Joe Cockup and Chris Stainton wrote both sides of this new American single, which is unfortunately not as invigorating as the classic ‘Letter’. Sounding more like super-gruff Terry Stamp of Third World War than himself, Joe roars through a long unremitting pounder on top that, despite having good ingredients (is this the first kind word I’ve had for Leon Russell, whose rocking piano it must surely be?), never really adds up to more than a mess of good fun for its participants. They have the form, but not the substance.
On the slow flip, the piano keeps up a repetitive figure which makes, with the bass, the backbone of the song. I wish Denny Cordell, producer, wasn’t succumbing to the boring incestuous self-indulgence of his associates, and would come up with something really snappy again.
MARVIN GAYE: What’s Going On; God Is Love (Tamla Motown TMG 775).
Superb subtlety – hopefully not too subtle for British clods.
THE HONEY CONE: Want Ads (Hot Wax HWX 107).
The first British hit for the new Vandellas???
SMOKEY ROBINSON AND THE MIRACLES: I Don’t Blame You At All; That Girl (Tamla Motown TMG 774).
Their CURRENT U.S. hit, it harks back to their old bang bang bang sound without necessarily having enough power for Britain. Nice flip.
CAROLE KING: It’s Too Late; I Feel The Earth Move (A&M AMS 849).
Truly lovely gentleness (from “Tapestry”): the backing cooks and Carole sounds so good. My revelationary turn-on of the week – now I gotta get the album! Sheer beauty.
THE FUZZ: I Love You For All Seasons; Instrumental Version (Mojo 2092003).
The Fuzz will give a buzz to all fans of female slow sweet soul vocal groups. Delightful, like the Delfonics’ “La La Means I Love You.”
THE CARPENTERS: Rainy Days And Mondays; Saturday (A&M AMS 851).
We evidently skip “For All We Know” and get their very slow and soft U.S. newie – s’nice, but maybe not for here.
REDWING: California Blues (UA UP 35207).
Great rocking beat (a plus in this age) on a punchy song by Jimmie Rodgers – is that the legendary Blue Yodeler/Singing Brakeman J.R.? If so, he’d never recognise this noisy version.
NORMAN GREENBAUM: California Earthquake; Rhode Island Red (Reprise RS 21008).
Solid bass and those Erik Jacobsen production noises on a bit of reassurance for Californian citizens . . . “keep your feet off the ground, as long as you’re flying you won’t tumble down.” Pass the joint.
RAY STEVENS: Bubble Gum The Bubble Dancer; Jeremiah Peabody’s Polyunsaturated Quick Dissolving Fast Acting Pleasant Tasting Green And Purple Pills (Mercury 6052072).
Two vintage examples of the “Ahab The Arab” man’s comedy style, most recently heard in “Bridget The Midget.” Nowhere near as good as his newer “Gitarzan.”
ROCK SAMPLES (UA Maxi ROCK 601): JERRY LEE LEWIS Great Balls Of Fire; FATS DOMINO Ain’t That A Shame; EDDIE COCHRAN Three Steps To Heaven; SANDY NELSON Let There Be Drums.
KING FLOYD: Baby Let Me Kiss You (Atlantic 2091079).
Uuuh, uh, ooh, sookie sookie, naw.
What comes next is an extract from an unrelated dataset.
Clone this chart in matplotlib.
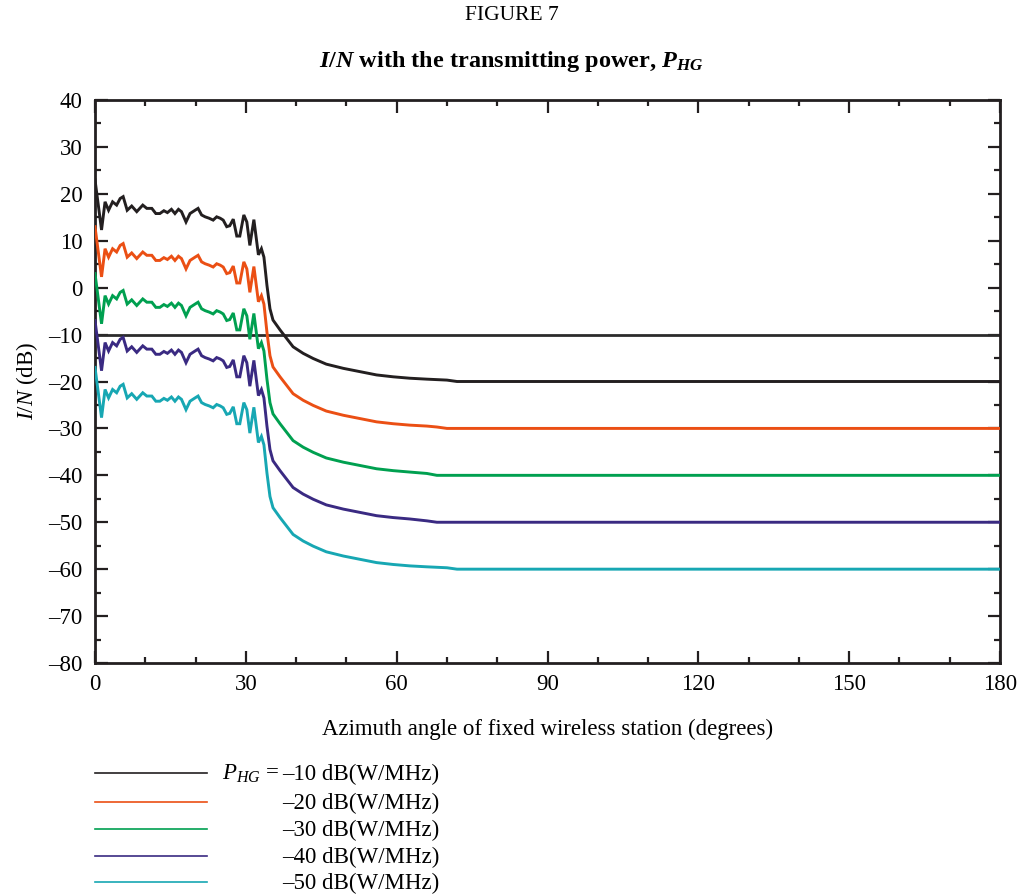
import matplotlib
matplotlib.use("Agg")
import matplotlib.pyplot as plt
from matplotlib.lines import Line2D
from matplotlib.ticker import MultipleLocator, FixedLocator, FixedFormatter

plt.rcParams['font.family'] = ['Liberation Serif', 'DejaVu Serif']
plt.rcParams['mathtext.fontset'] = 'custom'
plt.rcParams['mathtext.rm'] = 'Liberation Serif'
plt.rcParams['mathtext.it'] = 'Liberation Serif:italic'
plt.rcParams['mathtext.bf'] = 'Liberation Serif:bold'
plt.rcParams['mathtext.bfit'] = 'Liberation Serif:italic:bold'

# ---------------- data ----------------
azimuth_deg = [0, 1.3, 2.0, 2.7, 3.5, 4.3, 5.0, 5.6, 6.4, 7.3,
               8.3, 9.5, 10.3, 11.3, 12.1, 12.9, 13.7, 14.4, 15.2, 15.9,
               16.6, 17.2, 18.1, 18.9, 19.9, 20.5, 21.2, 21.9, 22.7, 23.5,
               24.2, 24.9, 25.5, 26.2, 26.8, 27.5, 28.2, 28.8, 29.6, 30.2,
               30.8, 31.6, 32.5, 33.1, 33.6, 34.2, 34.8, 35.4, 36.8, 38.1,
               39.4, 41.4, 43.4, 46.0, 49.4, 52.7, 56.0, 59.3, 62.6, 66.0,
               68.0, 70.0, 72.0, 180]

in_p_minus10 = [23.0, 12.3, 18.3, 16.5, 18.3, 17.6, 19.0, 19.4, 16.5, 17.4,
                16.2, 17.6, 16.9, 16.9, 15.8, 15.8, 16.4, 16.0, 16.7, 15.8,
                16.7, 16.2, 14.0, 15.8, 16.5, 16.9, 15.5, 15.1, 14.8, 14.4,
                15.1, 14.8, 14.4, 13.0, 13.2, 14.6, 11.0, 11.0, 15.5, 14.0,
                9.0, 14.5, 7.0, 8.3, 6.5, 0.5, -4.5, -6.9, -9.0, -10.8,
                -12.6, -14.0, -15.1, -16.3, -17.2, -17.9, -18.6, -19.0, -19.3, -19.5,
                -19.6, -19.7, -20.0, -20.0]

in_p_minus20 = [13.0, 2.3, 8.3, 6.5, 8.3, 7.6, 9.0, 9.4, 6.5, 7.4,
                6.2, 7.6, 6.9, 6.9, 5.8, 5.8, 6.4, 6.0, 6.7, 5.8,
                6.7, 6.2, 4.0, 5.8, 6.5, 6.9, 5.5, 5.1, 4.8, 4.4,
                5.1, 4.8, 4.4, 3.0, 3.2, 4.6, 1.0, 1.0, 5.5, 4.0,
                -1.0, 4.5, -3.0, -1.7, -3.5, -9.5, -14.5, -16.9, -19.0, -20.8,
                -22.6, -24.0, -25.1, -26.3, -27.2, -27.9, -28.6, -29.0, -29.3, -29.5,
                -29.7, -30.0, -30.0, -30.0]

in_p_minus30 = [3.0, -7.7, -1.7, -3.5, -1.7, -2.4, -1.0, -0.6, -3.5, -2.6,
                -3.8, -2.4, -3.1, -3.1, -4.2, -4.2, -3.6, -4.0, -3.3, -4.2,
                -3.3, -3.8, -6.0, -4.2, -3.5, -3.1, -4.5, -4.9, -5.2, -5.6,
                -4.9, -5.2, -5.6, -7.0, -6.8, -5.4, -9.0, -9.0, -4.5, -6.0,
                -11.0, -5.5, -13.0, -11.7, -13.5, -19.5, -24.5, -26.9, -29.0, -30.8,
                -32.6, -34.0, -35.1, -36.3, -37.2, -37.9, -38.6, -39.0, -39.3, -39.6,
                -40.0, -40.0, -40.0, -40.0]

in_p_minus40 = [-7.0, -17.7, -11.7, -13.5, -11.7, -12.4, -11.0, -10.6, -13.5, -12.6,
                -13.8, -12.4, -13.1, -13.1, -14.2, -14.2, -13.6, -14.0, -13.3, -14.2,
                -13.3, -13.8, -16.0, -14.2, -13.5, -13.1, -14.5, -14.9, -15.2, -15.6,
                -14.9, -15.2, -15.6, -17.0, -16.8, -15.4, -19.0, -19.0, -14.5, -16.0,
                -21.0, -15.5, -23.0, -21.7, -23.5, -29.5, -34.5, -36.9, -39.0, -40.8,
                -42.6, -44.0, -45.1, -46.3, -47.2, -47.9, -48.6, -49.0, -49.3, -49.7,
                -50.0, -50.0, -50.0, -50.0]

in_p_minus50 = [-17.0, -27.7, -21.7, -23.5, -21.7, -22.4, -21.0, -20.6, -23.5, -22.6,
                -23.8, -22.4, -23.1, -23.1, -24.2, -24.2, -23.6, -24.0, -23.3, -24.2,
                -23.3, -23.8, -26.0, -24.2, -23.5, -23.1, -24.5, -24.9, -25.2, -25.6,
                -24.9, -25.2, -25.6, -27.0, -26.8, -25.4, -29.0, -29.0, -24.5, -26.0,
                -31.0, -25.5, -33.0, -31.7, -33.5, -39.5, -44.5, -46.9, -49.0, -50.8,
                -52.6, -54.0, -55.1, -56.3, -57.2, -57.9, -58.6, -59.0, -59.3, -59.5,
                -59.6, -59.7, -60.0, -60.0]

threshold_db = -10

power_labels = ["\u201310 dB(W/MHz)", "\u201320 dB(W/MHz)", "\u201330 dB(W/MHz)",
                "\u201340 dB(W/MHz)", "\u201350 dB(W/MHz)"]
series_colors = ["#231f20", "#eb4f14", "#00a050", "#3a2a82", "#17a7b3"]

x_ticks = [0, 30, 60, 90, 120, 150, 180]
x_tick_labels = ["0", "30", "60", "90", "120", "150", "180"]
y_ticks = [40, 30, 20, 10, 0, -10, -20, -30, -40, -50, -60, -70, -80]
y_tick_labels = ["40", "30", "20", "10", "0", "\u201310", "\u201320", "\u201330",
                 "\u201340", "\u201350", "\u201360", "\u201370", "\u201380"]

# ---------------- figure ----------------
W, H = 1023, 894
fig = plt.figure(figsize=(W / 100, H / 100), dpi=100)
left, right, top, bottom = 95, 1000, 100, 663
ax = fig.add_axes([left / W, 1 - bottom / H, (right - left) / W, (bottom - top) / H])

series = [in_p_minus10, in_p_minus20, in_p_minus30, in_p_minus40, in_p_minus50]
ax.axhline(threshold_db, color="#2b2b2b", lw=2.0, zorder=2)
for vals, col in zip(series, series_colors):
    ax.plot(azimuth_deg, vals, color=col, lw=2.1, solid_joinstyle="miter", zorder=3)

ax.set_xlim(0, 180)
ax.set_ylim(-80, 40)
ax.xaxis.set_major_locator(FixedLocator(x_ticks))
ax.xaxis.set_major_formatter(FixedFormatter(x_tick_labels))
ax.yaxis.set_major_locator(FixedLocator(y_ticks))
ax.yaxis.set_major_formatter(FixedFormatter(y_tick_labels))
ax.xaxis.set_minor_locator(MultipleLocator(10))
ax.yaxis.set_minor_locator(MultipleLocator(5))
ax.tick_params(which="both", direction="in", top=True, right=True,
               width=1.6, color="#231f20", labelsize=16.5)
ax.tick_params(which="major", length=9)
ax.tick_params(which="minor", length=4)
ax.tick_params(axis="x", which="major", pad=8)
ax.tick_params(axis="y", which="major", pad=9)
for sp in ax.spines.values():
    sp.set_linewidth(2.0)
    sp.set_color("#231f20")

ax.set_xlabel("Azimuth angle of fixed wireless station (degrees)", fontsize=16.5, labelpad=17)
ax.set_ylabel(r"$I/N$ (dB)", fontsize=16.5, labelpad=6)

fig.text(0.5, 1 - 15 / H, "FIGURE 7", ha="center", va="center", fontsize=15.5)
fig.text(0.5, 1 - 62 / H,
         r"$\mathbfit{I}$/$\mathbfit{N}$ with the transmitting power, $\mathbfit{P}_{\mathbfit{HG}}$",
         ha="center", va="center", fontsize=17.5, fontweight="bold")

# ---------------- legend (manual) ----------------
row_y = [773, 802, 829, 856, 882]
for yy, col, lab in zip(row_y, series_colors, power_labels):
    fig.add_artist(Line2D([95 / W, 207 / W], [1 - yy / H, 1 - yy / H],
                          color=col, lw=1.2, transform=fig.transFigure))
    fig.text(282 / W, 1 - (yy + 1) / H, lab, ha="left", va="center", fontsize=16.5)
fig.text(279 / W, 1 - (row_y[0] + 1) / H, r"$P_{HG}$ =", ha="right", va="center", fontsize=16.5)

fig.savefig("out.png", dpi=100)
The new King of aggressive funk, bringing the pace down just a teeny bit from “Groove Me.”
DELLA REESE: The Troublemaker; The Love I’ve Been Lookin’ For (Avco Embassy 6105002).
The vet Soulstress is less nitery, more R&B Chart (where this showed) on this gritty slowie about a juve delinquent. Lusher flip.
THE BYRDS: I Trust (Everything Is Gonna Work Out Alright) (CBS S 7253).
Unfortunately, everything didn’t work out better than average. Nice steel and lazy slowness, but nothing truly memorable.
THE DECISIONS: It’s Love That Really Counts (In The Long Run); I Can’t Forget About You (A&M AMS 844).
More from Sussex, this old Bachadavirelles goodie is given a nice falsetto treatment, for the few connoisseurs of soul vocal groups. Fast flip.
BILL WITHERS: Everybody’s Talkin’; Harlem (A&M AMS 845).
Produced for Sussex by Booker T. Jones, black Bill is backed by Steve Stills and the MGs! Sorta chunka-chunka treatment of the unsuitable famous top, whereas the building flip is rather good.
LLOYD PRICE: Hooked On A Feeling (Wand WN 17).
Where previously the R&B vet has tended to sound out of place on standard material, he here blends with this B. J. Thomas oldie so well that absolutely anyone could be singing it. Make of that what you will.
BUDDY MILES: Wholesale Love; That’s The Way Life Is (Mercury 6052077).
The trouble with singing an Otis Redding song is that you must then suffer comparison with the original. Buddy tries well, but he’s no Arthur Conley (who in fact did it first).